La position de la cour est à tout le moins audacieuse lorsqu'on parle de courriels adressés par le salarié de son seul fait, sans que l'employeur n'en ait été informé, et ce, alors qu'aucune urgence ne justifiait leur envoi.

Ces dernières jurisprudences récentes doivent nécessairement conduire l'employeur à être prudent et à attacher une attention particulière au suivi des temps de travail de ses salariés.

Une nécessaire anticipation par les employeurs

L'évolution de la jurisprudence conduit donc de plus en plus à mettre la charge de la preuve du temps de travail sur l'employeur. Ce dernier peut difficilement envisager d'échapper à toute condamnation par la simple faiblesse du dossier du demandeur ou encore par la simple production d'attestations de témoignage, ou encore par l'évocation d'éléments issus de la vie privée du salarié. Il ne peut également plus se réfugier derrière un horaire collectif applicable au sein de l'entreprise, et ce, encore plus quand le formalisme attaché à cet horaire n'a pas été respecté.

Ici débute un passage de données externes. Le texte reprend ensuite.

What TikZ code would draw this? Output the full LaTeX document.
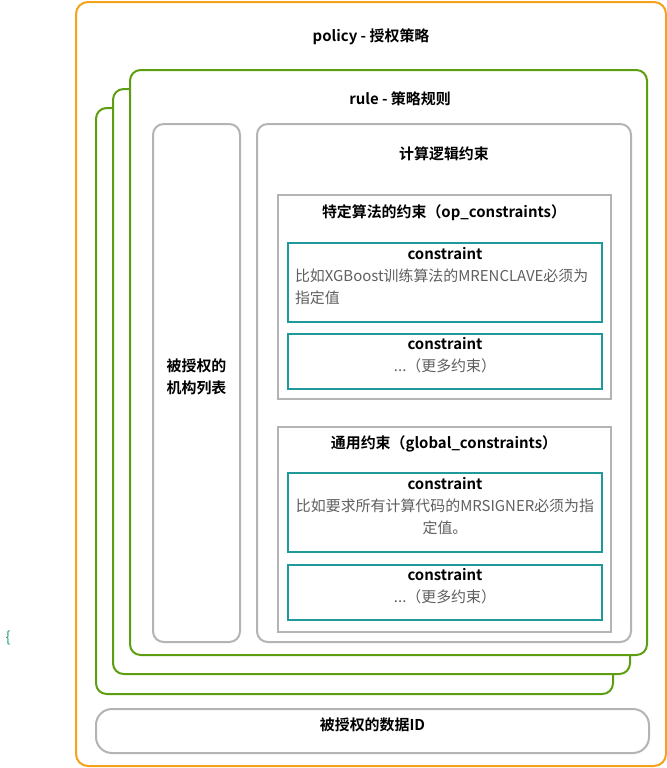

Le seul moyen pour l'employeur de se protéger efficacement contre ce type de demande est la mise en place d'un suivi précis, individuel et fiable du temps de travail de son personnel (système de badgeuse ou déclaration du salarié contrôlée par un responsable), avec une conservation de ces données durant une période d'au moins trois ans. Un tel suivi peut paraître fastidieux et chronophage, mais la mise en place de ce type de procédure est la seule réelle protection contre un risque de condamnation qui peut rapidement survenir.